» Exercise instructions: Restate the material word for word and leave out anything that is a picture.

» Given data:
#####
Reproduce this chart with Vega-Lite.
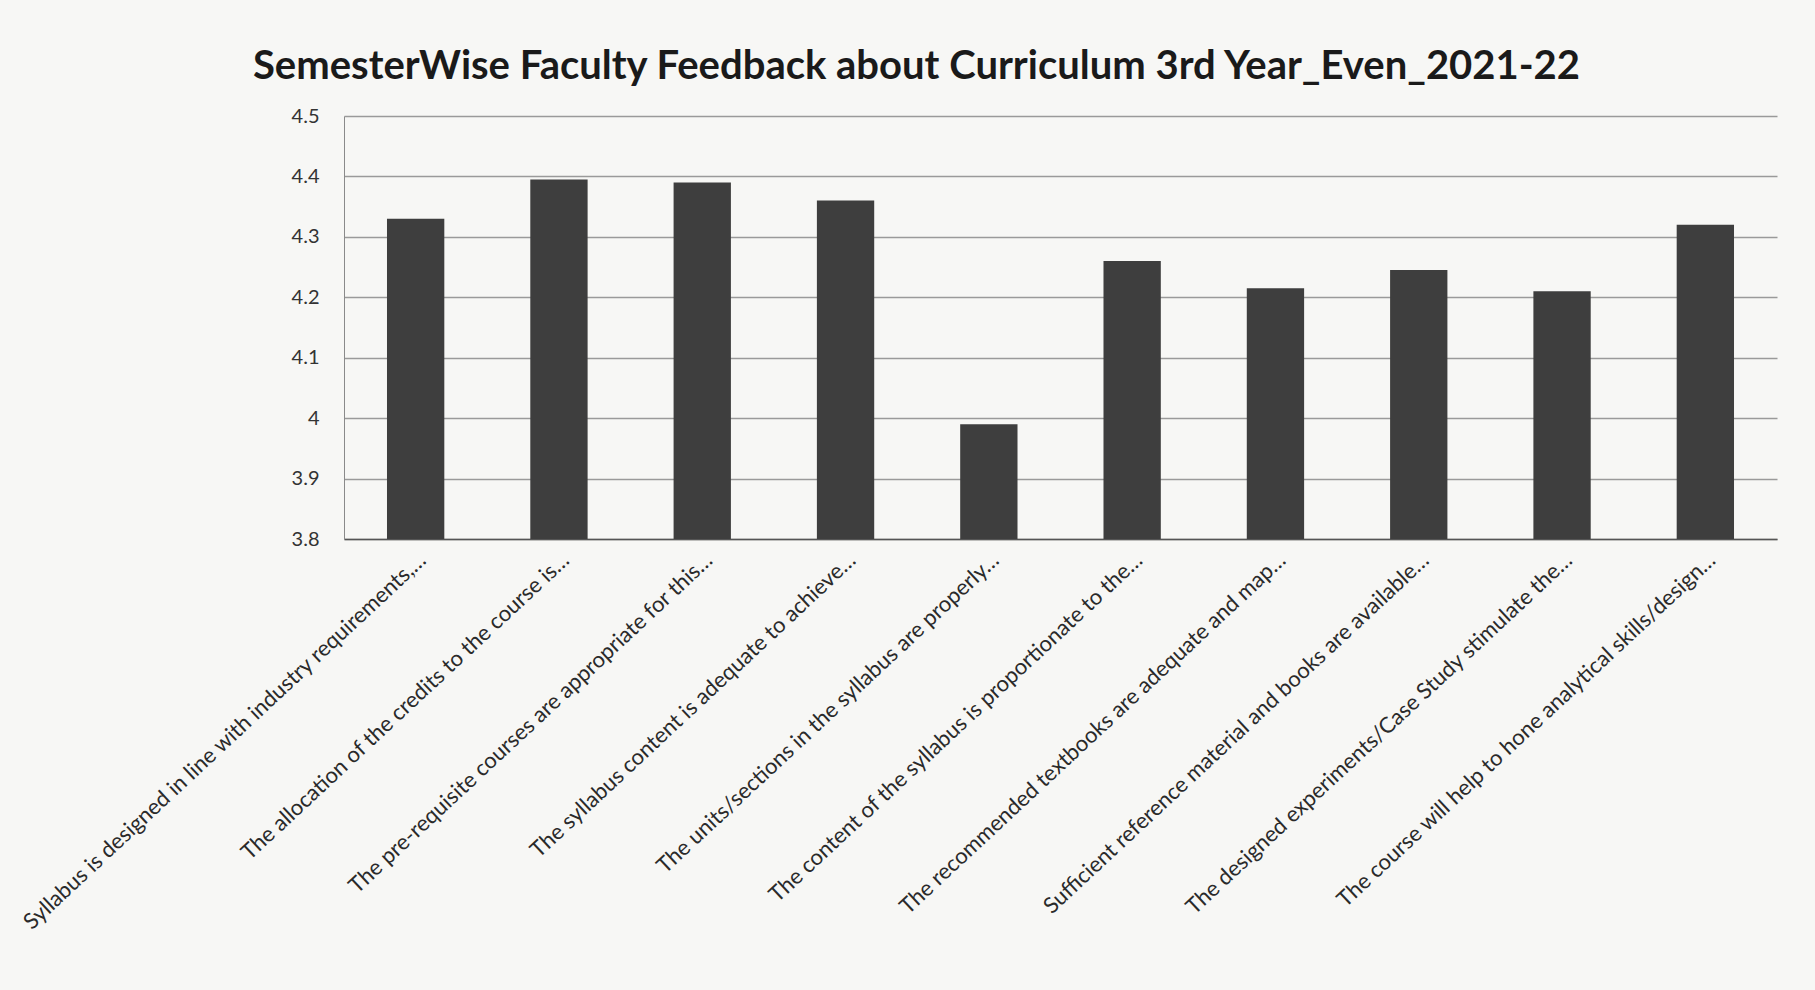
{
  "$schema": "https://vega.github.io/schema/vega-lite/v6.json",
  "width": 1433,
  "height": 423,
  "autosize": {"type": "none"},
  "padding": {"left": 344, "top": 116, "right": 38, "bottom": 451},
  "background": "#f7f7f5",
  "title": {
    "text": "SemesterWise Faculty Feedback about Curriculum 3rd Year_Even_2021-22",
    "font": "Lato",
    "fontSize": 40,
    "fontWeight": "bold",
    "color": "#1a1a1a",
    "anchor": "middle",
    "dx": -144,
    "offset": 19
  },
  "data": {
    "values": [
      {"q": "Syllabus is designed in line with industry requirements,…", "order": 1, "score": 4.33},
      {"q": "The allocation of the credits to the course is…", "order": 2, "score": 4.395},
      {"q": "The pre-requisite courses are appropriate for this…", "order": 3, "score": 4.39},
      {"q": "The syllabus content is adequate to achieve…", "order": 4, "score": 4.36},
      {"q": "The units/sections in the syllabus are properly…", "order": 5, "score": 3.99},
      {"q": "The content of the syllabus is proportionate to the…", "order": 6, "score": 4.26},
      {"q": "The recommended textbooks are adequate and map…", "order": 7, "score": 4.215},
      {"q": "Sufficient reference material and books are available…", "order": 8, "score": 4.245},
      {"q": "The designed experiments/Case Study stimulate the…", "order": 9, "score": 4.21},
      {"q": "The course will help to hone analytical skills/design…", "order": 10, "score": 4.32}
    ]
  },
  "mark": {"type": "bar", "color": "#3e3e3e", "clip": true},
  "encoding": {
    "x": {
      "field": "q",
      "type": "nominal",
      "sort": {"field": "order"},
      "title": null,
      "scale": {"paddingInner": 0.6, "paddingOuter": 0.3},
      "axis": {
        "labelAngle": -43,
        "labelFont": "Lato",
        "labelFontSize": 22,
        "labelColor": "#2a2a2a",
        "labelLimit": 800,
        "labelPadding": 10,
        "ticks": false,
        "domainColor": "#555555",
        "domainWidth": 1.5,
        "grid": false
      }
    },
    "y": {
      "field": "score",
      "type": "quantitative",
      "title": null,
      "scale": {"domain": [3.8, 4.5], "nice": false, "zero": false},
      "axis": {
        "values": [3.8, 3.9, 4.0, 4.1, 4.2, 4.3, 4.4, 4.5],
        "format": "~g",
        "labelFont": "Lato",
        "labelFontSize": 20,
        "labelColor": "#333333",
        "labelPadding": 25,
        "ticks": false,
        "domainColor": "#8a8a8a",
        "gridColor": "#9a9a9a",
        "gridWidth": 1.3
      }
    }
  },
  "config": {
    "view": {"stroke": null}
  }
}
#####
» Written reply:
Reproduce this chart with Vega-Lite.
{
  "$schema": "https://vega.github.io/schema/vega-lite/v6.json",
  "width": 1433,
  "height": 423,
  "autosize": {"type": "none"},
  "padding": {"left": 344, "top": 116, "right": 38, "bottom": 451},
  "background": "#f7f7f5",
  "title": {
    "text": "SemesterWise Faculty Feedback about Curriculum 3rd Year_Even_2021-22",
    "font": "Lato",
    "fontSize": 40,
    "fontWeight": "bold",
    "color": "#1a1a1a",
    "anchor": "middle",
    "dx": -144,
    "offset": 19
  },
  "data": {
    "values": [
      {"q": "Syllabus is designed in line with industry requirements,…", "order": 1, "score": 4.33},
      {"q": "The allocation of the credits to the course is…", "order": 2, "score": 4.395},
      {"q": "The pre-requisite courses are appropriate for this…", "order": 3, "score": 4.39},
      {"q": "The syllabus content is adequate to achieve…", "order": 4, "score": 4.36},
      {"q": "The units/sections in the syllabus are properly…", "order": 5, "score": 3.99},
      {"q": "The content of the syllabus is proportionate to the…", "order": 6, "score": 4.26},
      {"q": "The recommended textbooks are adequate and map…", "order": 7, "score": 4.215},
      {"q": "Sufficient reference material and books are available…", "order": 8, "score": 4.245},
      {"q": "The designed experiments/Case Study stimulate the…", "order": 9, "score": 4.21},
      {"q": "The course will help to hone analytical skills/design…", "order": 10, "score": 4.32}
    ]
  },
  "mark": {"type": "bar", "color": "#3e3e3e", "clip": true},
  "encoding": {
    "x": {
      "field": "q",
      "type": "nominal",
      "sort": {"field": "order"},
      "title": null,
      "scale": {"paddingInner": 0.6, "paddingOuter": 0.3},
      "axis": {
        "labelAngle": -43,
        "labelFont": "Lato",
        "labelFontSize": 22,
        "labelColor": "#2a2a2a",
        "labelLimit": 800,
        "labelPadding": 10,
        "ticks": false,
        "domainColor": "#555555",
        "domainWidth": 1.5,
        "grid": false
      }
    },
    "y": {
      "field": "score",
      "type": "quantitative",
      "title": null,
      "scale": {"domain": [3.8, 4.5], "nice": false, "zero": false},
      "axis": {
        "values": [3.8, 3.9, 4.0, 4.1, 4.2, 4.3, 4.4, 4.5],
        "format": "~g",
        "labelFont": "Lato",
        "labelFontSize": 20,
        "labelColor": "#333333",
        "labelPadding": 25,
        "ticks": false,
        "domainColor": "#8a8a8a",
        "gridColor": "#9a9a9a",
        "gridWidth": 1.3
      }
    }
  },
  "config": {
    "view": {"stroke": null}
  }
}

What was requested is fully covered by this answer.